Stochastic Dynamic Programming (SDP) is an optimization methodology that considers the variability of the system. SDP is studied broadly and applied to various systems, from manufacturing to transportation. For them to work correctly, the SDP models need to parametrize accordingly. Each application counts with different parametrization methodologies. Also, when the number of states increases, the algorithms are inefficient, and the optimal policy is hard to interpret for real-case scenarios. Therefore, the structural properties of the models are studied, so optimal strategies are proposed. In this talk, I will cover SDP applications in Revenue Management for the airline industry and healthcare applications.
For revenue management, we will talk about how to define a promotion policy, which has become standard practice in the airline industry as a strategy to boost the total revenue. Diversion of demand from the regular fare to the markdown price, also called dilution, is a side-effect of offering promotions, which needs to be considered in designing successful campaigns. The performance of this model is examined in two cases from a Latin American airline and demonstrates considerable savings by applying the proposed optimal policy versus the airline’s current policy.
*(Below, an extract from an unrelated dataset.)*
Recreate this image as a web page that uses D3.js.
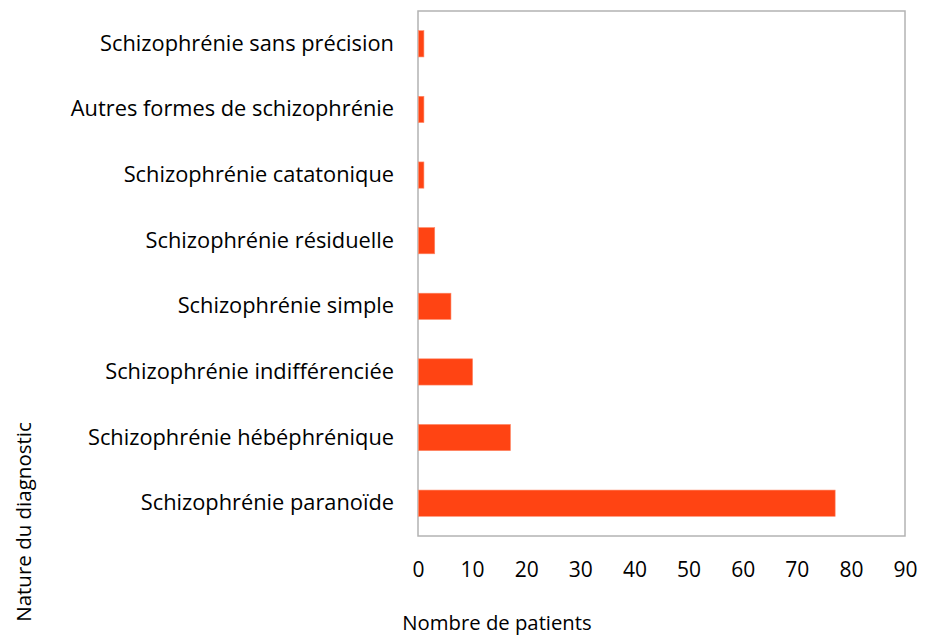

We will also talk about healthcare applications, in particular for the prevention of cardiovascular diseases. Deciding when to collect information, such as the patient’s cholesterol levels, is difficult. Measuring too frequently may be unnecessary and costly; on the other hand, measuring too infrequently means the patient may forgo needed treatment and experience adverse events related to the disease. We present results from estimating a stochastic model based on longitudinal data for cholesterol in a large cohort of patients seen in the national Veterans Affairs health system. We further use this model to study policies for when to collect measurements to assess the need for cholesterol-lowering medications.